Apuntes peripatéticos

Camposantos

mí me conmueve la escena de Luces de bohemia en la que el marqués de Bradomín, a quien ya le queda poco tiempo, tropieza en el entierro de Max Estrella –trasunto del malogrado escritor Alejandro Sawa– con el poeta Rubén Darío. Impresiona al supersticioso nicaragüense que el encuentro haya tenido lugar, tras tantos años sin verse, "en un cementerio", y así lo declara. A Bradomín no le gusta el término utilizado. "En el Camposanto", corrige. Rubén le da la razón: "cementerio" y "necrópolis" son palabras frías, proclaman la pérdida de toda esperanza, pero "camposanto tiene una lámpara".

He recordado la escena al visitar una vez más el camposanto más hermoso que conozco, quizás sólo rivalizado por el de San Michele en Venecia, inspiradora del escalofriante cuadro de Böcklin, La isla de los muertos. Me refiero al cementerio británico de Málaga, en su origen ubicado al lado de las olas, pero hoy separado de ellas por unas inmisericordes hileras de edificios. El maravilloso lugar, que resulta un lujuriante y recoleto jardín botánico (una de las buganvillas tiene más de siglo y medio), contiene los restos del gran hispanista Gerald Brenan y su mujer Gamel Woolsey –autora de la novela El otro reino de Dios, inspirada por la Guerra Civil en Málaga–, así como, no lejos, los del gran poeta Jorge Guillén.

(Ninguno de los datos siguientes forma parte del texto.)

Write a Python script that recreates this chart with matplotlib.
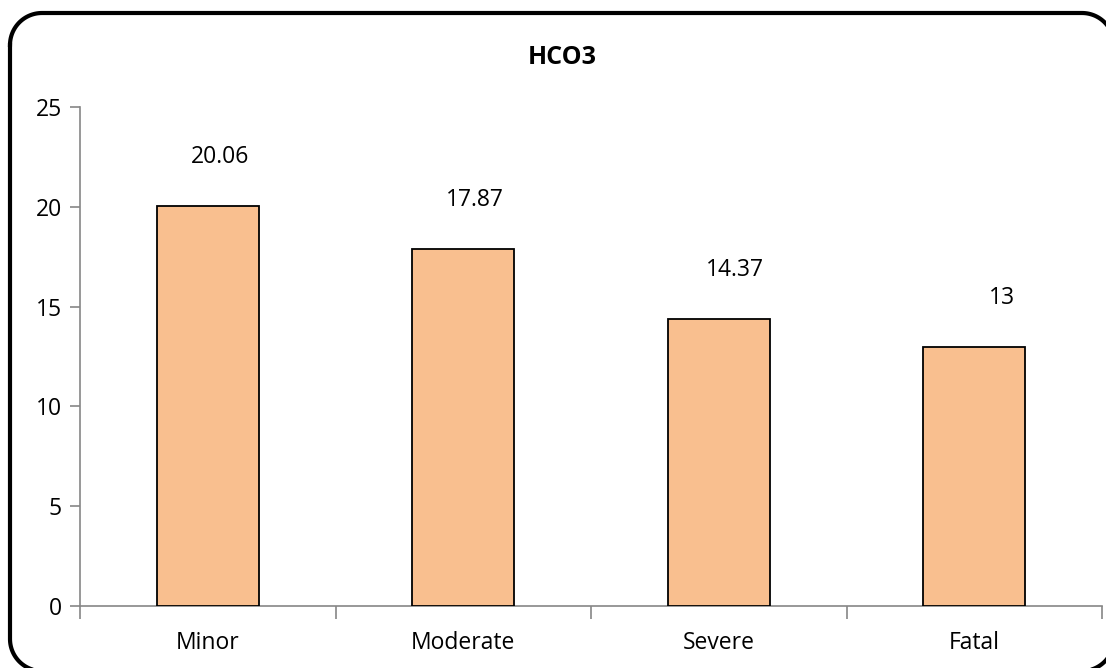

También alberga la patética tumba, adornada con conchas, del irlandés Robert Boyd, fusilado en 1831 al lado de Torrijos y los otros 40 valientes sublevados contra Fernando VII. Boyd, el pelirrojo del famoso cuadro de Gisbert, tenía 26 años, y había puesto su fortuna a disposición de la causa liberal española. Motivos de sobra tiene este camposanto, pues, para un sentido peregrinaje.